The mobile phone is a truly novel device. It comes in just as handy and as easily when we need to communicate about the serious things as to chat about the simpler things in life.  Mobiles are not only being used as radios and flashlights but they are also delivering banking and financial services to those who urgently need them.

Increasingly, people around the world, especially in Africa, are paying their school fees, healthcare and utility bills using mobile phones today. Businesses use mobile money phones to pay their staff and suppliers. Poor people who have never entered a bank are using mobile services to send or receive remittances and to save their money.

‘Mobile money’, as it has been dubbed, is growing at an amazing pace on the continent and at an even faster rate in East Africa as shown by the following statistics for Tanzania:

- The total number of registered mobile customers surged from 14,000 in June 2008, to 19.4 million in November 2011, to 20.4 million in November 2012.
- Money stored in mobile accounts increased from Sh3 billion in June 2009 to Sh157.8 billion in November 2012.
- The number of monthly transactions increased from 1.9 million in 2010 to 48 million in September 2012.
- The value of transactions increased from Sh1.4 million in 2007 to Sh1.8 billion in 2010, to Sh1.7 trillion in 2012. For the month of September 2012 alone, the value of mobile money transactions in Tanzania was about 14 percent of total deposits held by commercial banks.

Mobile money was used by one out of four households in Tanzania in 2011. This is much lower than in Kenya (73 percent) but significantly higher than middle-income countries like Brazil and Argentina (only 1 percent).

However, Its use varies according to some households' characteristics.
- Those in the richest quintile are 15 times more likely to have used mobile money than those in the poorest quintile
- A person who has completed secondary education school is 15 times more likely to have used mobile money than someone without primary education.
- Business owners and wage earners are five times more likely to have used mobile money than subsistence farmers.
- Mobile money users are five times more likely to have a bank account.
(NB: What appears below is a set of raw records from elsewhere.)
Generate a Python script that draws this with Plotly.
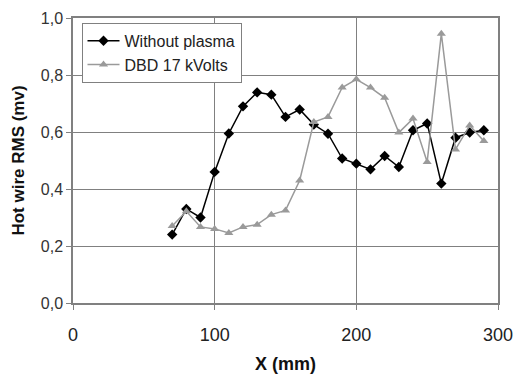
import plotly.graph_objects as go

x_mm = [70, 80, 90, 100, 110, 120, 130, 140, 150, 160, 170, 180, 190, 200, 210, 220, 230, 240, 250, 260, 270, 280, 290]
without_plasma = [0.24, 0.33, 0.30, 0.46, 0.595, 0.69, 0.739, 0.731, 0.653, 0.679, 0.626, 0.594, 0.507, 0.489, 0.469, 0.516, 0.477, 0.606, 0.63, 0.419, 0.58, 0.598, 0.606]
dbd_17kv = [0.27, 0.322, 0.267, 0.26, 0.246, 0.267, 0.275, 0.31, 0.325, 0.43, 0.635, 0.653, 0.756, 0.785, 0.756, 0.72, 0.598, 0.647, 0.495, 0.945, 0.539, 0.623, 0.568]
x_ticks = [0, 100, 200, 300]
y_ticks = [0.0, 0.2, 0.4, 0.6, 0.8, 1.0]
y_ticklabels = ["0,0", "0,2", "0,4", "0,6", "0,8", "1,0"]

FONT = "Liberation Sans, Arial, sans-serif"

fig = go.Figure()
fig.add_trace(go.Scatter(
    x=x_mm, y=without_plasma, name="Without plasma", mode="lines+markers",
    line=dict(color="#000000", width=1.5),
    marker=dict(symbol="diamond", size=8, color="#000000"),
))
fig.add_trace(go.Scatter(
    x=x_mm, y=dbd_17kv, name="DBD 17 kVolts", mode="lines+markers",
    line=dict(color="#9a9a9a", width=1.5),
    marker=dict(symbol="triangle-up", size=8, color="#9a9a9a"),
))

axis_common = dict(
    showline=True, linecolor="#808080", linewidth=1.5, mirror=True,
    showgrid=True, gridcolor="#808080", gridwidth=1.2,
    ticks="outside", ticklen=5, tickcolor="#808080", tickwidth=1.2,
    zeroline=False, automargin=False,
)

fig.update_xaxes(
    range=[0, 300], tickvals=x_ticks,
    title=dict(text="<b>X (mm)</b>", font=dict(family=FONT, size=18, color="#111111"), standoff=14),
    tickfont=dict(family=FONT, size=18, color="#222222"),
    ticklabelstandoff=10,
    **axis_common
)
fig.update_yaxes(
    range=[0, 1.0], tickvals=y_ticks, ticktext=y_ticklabels,
    title=dict(text="<b>Hot wire RMS (mv)</b>", font=dict(family=FONT, size=17, color="#111111"), standoff=12),
    tickfont=dict(family=FONT, size=16, color="#333333"),
    **axis_common
)

fig.update_layout(
    width=517, height=374,
    margin=dict(l=73, r=19, t=18, b=71),
    paper_bgcolor="white", plot_bgcolor="white",
    showlegend=True,
    legend=dict(
        x=0.02, y=0.983, xanchor="left", yanchor="top",
        bgcolor="white", bordercolor="#808080", borderwidth=1,
        font=dict(family=FONT, size=16, color="#222222"),
        itemwidth=32, tracegroupgap=0,
    ),
    font=dict(family=FONT),
)

fig.write_html("out.html", config={"displayModeBar": False},
               post_script="document.body.style.margin='0';")
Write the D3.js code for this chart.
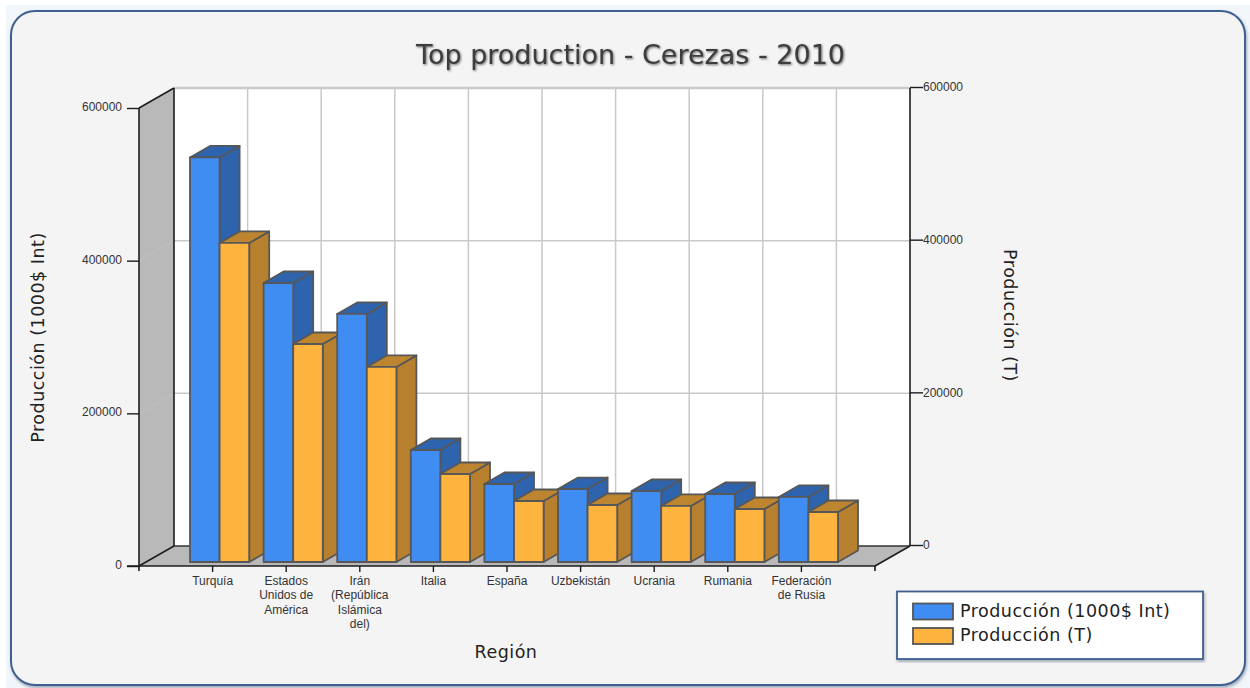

The fantastic growth of mobile money has been attracting many investors. ’Big’ communication companies and commercial banks are jumping on this bandwagon wave, sometimes making strategic alliances to get make the most out of it. At the other end of the spectrum, small innovators have also been coming up with new products, targeting new consumers or developing new ways to do business.

All these developments raise a number of questions:
- Do you agree that mobile phones provide a revolutionary form of banking in Tanzania? Are they a threat or a complement to traditional banking?
- To what extent does the rapid rise of mobile banking present risks, say with regard to increased money laundering, identity theft, ,consumer vulnerability and/or other ways?
- Will mobile money help reduce the gap between the rich and the poor?
- Should mobile money transfers cross borders? Will it help deepen regional integration?
- Should mobile money be more tightly regulated? Would over-regulation slow or halt the mobile revolution and hurt economic growth?

Note: The statistics above are based on the Bank of Tanzania’s monetary policy statements, the 2010/11 National Panel Survey, and a 2012 UNTCAD report. All are publicly available.